I thought we'd laugh until we were sick once outside that restaurant. We'll never forget the frozen
look on Daddy's face.
As a child, I loved you dearly, but never understood that you were exceptional. It didn't occur to me
that not all mothers did the things you did. Not all mothers made Halloween Costumes from scratch,
and then joined their kids trick-or-treating. Not all mothers had wakes and funerals for every pet
goldfish or turtle that met their maker. Not all mothers decorated every room in the house for every
single holiday — even St. Patrick's Day. You even had extra gifts under the tree on January 1st because
"the New Years' Baby had brought them." I took you for granted.
As the years went by, and we kids made our way in the world, you watched me make mistake after mistake.
You'd say enough to provide your insight, but no more. And you were there to catch me when I'd fall.
Years later, as an adult, you were still rescuing me; still teaching me; still leading by example.
You were a shining influence for my own son, who continues to adore you and cherish everything he
ever got from you. You were a mother to him during times when I was barely able to keep my own
You didn't live to see me succeed, Mom. You didn't see me fly. I've done many of the things now that
I always wanted to do. Things I wanted to show you I could do. I've lost a lot of weight, Mom. I am
healthy now. I have wonderful people in my life who I love dearly. I have a career that I am good
at, and that keeps evolving with me. I'm doing so many of the things I always wanted to do.

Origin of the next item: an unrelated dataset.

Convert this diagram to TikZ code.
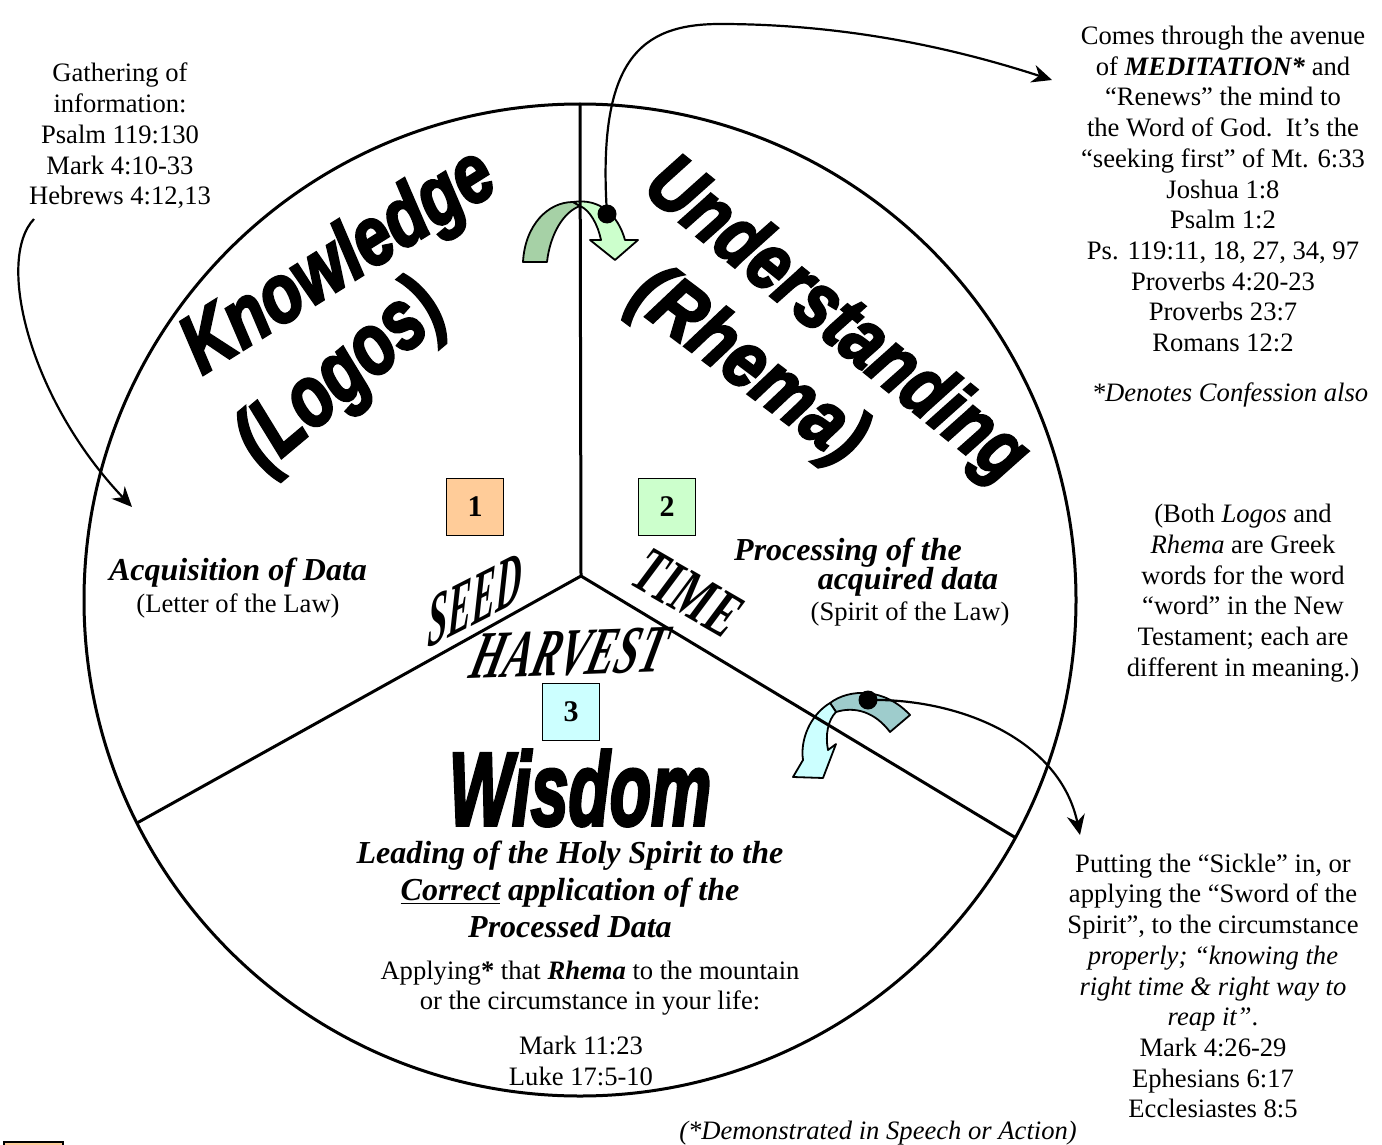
\documentclass[tikz,border=0pt]{standalone}
\usepackage{fontspec}
\setmainfont{Liberation Serif}
\newfontfamily\artfont{Liberation Sans}[FakeBold=3.5]
\usetikzlibrary{arrows.meta}
\definecolor{boxorange}{HTML}{FFCC99}
\definecolor{boxgreen}{HTML}{CCFFCC}
\definecolor{boxcyan}{HTML}{CCFFFF}
\definecolor{arrgreen}{HTML}{A6D1A6}
\definecolor{arrteal}{HTML}{9ECCCC}
\tikzset{
  body/.style={font=\fontsize{13.3}{15.35}\selectfont, align=center, inner sep=0pt},
  bodyit/.style={font=\fontsize{13.3}{15.35}\selectfont\itshape, align=center, inner sep=0pt},
  head/.style={font=\fontsize{16}{18.5}\selectfont\bfseries\itshape, align=center, inner sep=0pt},
  numbox/.style={draw, line width=0.9pt, minimum size=28.5pt, inner sep=0pt, font=\fontsize{15}{15}\selectfont\bfseries},
  art/.style={inner sep=0pt, font=\artfont\bfseries\itshape},
  deco/.style={inner sep=0pt, font=\bfseries\itshape},
  link/.style={line width=1.1pt, -{Stealth[length=10pt,width=9pt]}},
  spoke/.style={line width=1.5pt},
  blockarrow/.style={draw, line width=0.9pt, line join=round},
  dot/.style={circle, fill=black, minimum size=9.5pt, inner sep=0pt},
}
\begin{document}
\begin{tikzpicture}[x=0.5pt,y=-0.5pt]
\useasboundingbox (0,0) rectangle (1382,1145);
\clip (0,0) rectangle (1382,1145);

% circle
\coordinate (c) at (580,600);
\draw[spoke] (c) circle[radius=248pt];

% curved block arrows
\draw[blockarrow, fill=arrgreen] (523,262) .. controls (525,225) and (548,202) .. (573,202) -- (580,206) .. controls (563,212) and (550,235) .. (547,262) -- cycle;
\draw[blockarrow, fill=boxgreen] (573,202) .. controls (600,198) and (618,215) .. (625,240) -- (638,240) -- (615,260) -- (590,240) -- (601,240) .. controls (598,225) and (590,210) .. (580,206) -- cycle;

\draw[blockarrow, fill=arrteal] (830,703) .. controls (850,688) and (885,688) .. (910,715) -- (890,732) .. controls (875,712) and (855,706) .. (836,712) -- cycle;
\draw[blockarrow, fill=boxcyan] (830,703) .. controls (810,715) and (800,740) .. (803,760) -- (793,777) -- (823,778) -- (836,744) -- (828,750) .. controls (825,735) and (828,720) .. (836,712) -- cycle;

% spokes
\coordinate (hub) at (581,576);
\coordinate (top) at (580,104);
\coordinate (lft) at (137,823);
\coordinate (rgt) at (1016,838);
\draw[spoke] (hub) -- (top);
\draw[spoke] (hub) -- (lft);
\draw[spoke] (hub) -- (rgt);

% number boxes
\node[numbox, fill=boxorange] (n1) at (475,507) {1};
\node[numbox, fill=boxgreen] (n2) at (667,507) {2};
\node[numbox, fill=boxcyan] (n3) at (571,712) {3};
\draw[line width=0.9pt, fill=boxorange] (4,1142) rectangle (63,1200);

% big words
\node[art, rotate=32] (know) at (340,264) {\fontsize{33}{33}\selectfont\scalebox{1}[1.25]{Knowledge}};
\node[art, rotate=40] (logos) at (342,378) {\fontsize{33}{33}\selectfont\scalebox{1}[1.3]{(Logos)}};
\node[art, rotate=-39] (under) at (835,322) {\fontsize{33}{33}\selectfont\scalebox{1}[1.2]{Understanding}};
\node[art, rotate=-37] (rhema) at (747,368) {\fontsize{34}{34}\selectfont\scalebox{1}[1.15]{(Rhema)}};
\node[art] (wisdom) at (580,788) {\fontsize{49}{49}\selectfont\scalebox{0.69}[1.06]{Wisdom}};

\node[deco, rotate=27, xslant=0.55] (seed) at (475,600) {\fontsize{20}{20}\selectfont\scalebox{1}[1.65]{SEED}};
\node[deco, rotate=-30] (time) at (688,593) {\fontsize{22}{22}\selectfont\scalebox{1}[1.5]{TIME}};
\node[deco, rotate=2, xslant=0.3] (harvest) at (570,653) {\fontsize{21}{21}\selectfont\scalebox{1}[1.6]{HARVEST}};

% texts
\node[body] (gather) at (120,136) {Gathering of\\information:\\Psalm 119:130\\Mark 4:10-33\\Hebrews 4:12,13};
\node[body] (medit) at (1223,189) {Comes through the avenue\\of \textbf{\textit{MEDITATION*}} and\\“Renews” the mind to\\the Word of God.\ \ It’s the\\“seeking first” of Mt. 6:33\\Joshua 1:8\\Psalm 1:2\\Ps. 119:11, 18, 27, 34, 97\\Proverbs 4:20-23\\Proverbs 23:7\\Romans 12:2};
\node[bodyit] (denote) at (1230,395) {*Denotes Confession also};
\node[body] (both) at (1243,593) {(Both \textit{Logos} and\\\textit{Rhema} are Greek\\words for the word\\“word” in the New\\Testament; each are\\different in meaning.)};
\node[body] (sickle) at (1213,986) {Putting the “Sickle” in, or\\applying the “Sword of the\\Spirit”, to the circumstance\\\textit{properly; “knowing the}\\\textit{right time \& right way to}\\\textit{reap it”}.\\Mark 4:26-29\\Ephesians 6:17\\Ecclesiastes 8:5};
\node[bodyit] (demo) at (878,1133) {(*Demonstrated in Speech or Action)};

\node[head] (acq) at (238,573) {Acquisition of Data};
\node[body] (letter) at (238,606) {(Letter of the Law)};
\node[head] (proc) at (848,553) {Processing of the};
\node[head] (acqd) at (908,582) {acquired data};
\node[body] (spirit) at (910,614) {(Spirit of the Law)};

\node[head] (lead) at (570,889) {Leading of the Holy Spirit to the\\\underline{Correct} application of the\\Processed Data};
\node[body] (apply) at (590,988) {Applying\textbf{*} that \textbf{\textit{Rhema}} to the mountain\\or the circumstance in your life:};
\node[body] (mark) at (581,1061) {Mark 11:23\\Luke 17:5-10};

% connectors
\coordinate (p1) at (607,214);
\coordinate (p2) at (868,700);
\coordinate (bend) at (720,24);
\coordinate (gstart) at (34,219);
\coordinate (gend) at (132,507);
\coordinate (mend) at (1052,80);
\coordinate (send) at (1080,835);
\draw[link] (gstart) .. controls (-5,260) and (30,400) .. (gend);
\draw[link] (p1) .. controls (597,60) and (640,24) .. (bend) .. controls (850,24) and (960,50) .. (mend);
\draw[link] (p2) .. controls (960,698) and (1060,740) .. (send);
\node[dot] (d1) at (p1) {};
\node[dot] (d2) at (p2) {};
\end{tikzpicture}
\end{document}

And I have so many more plans. I am totally living my life now. I am, in short, finally the person
you dreamed for me.
There are times I find myself feeling regret that you didn't get the chance to know many of the wonderful
people in my life. When I mentioned to Neil one day that I wish you'd gotten to meet him; to know him, he
said, "She knows, Lora. She knows." And I know he's right.
You're in my heart and my thoughts every single day. I miss our time together
so much. And I wish I could have voiced my appreciation so long ago.
I love you. Thank you for everything. And Happy Mother's Day.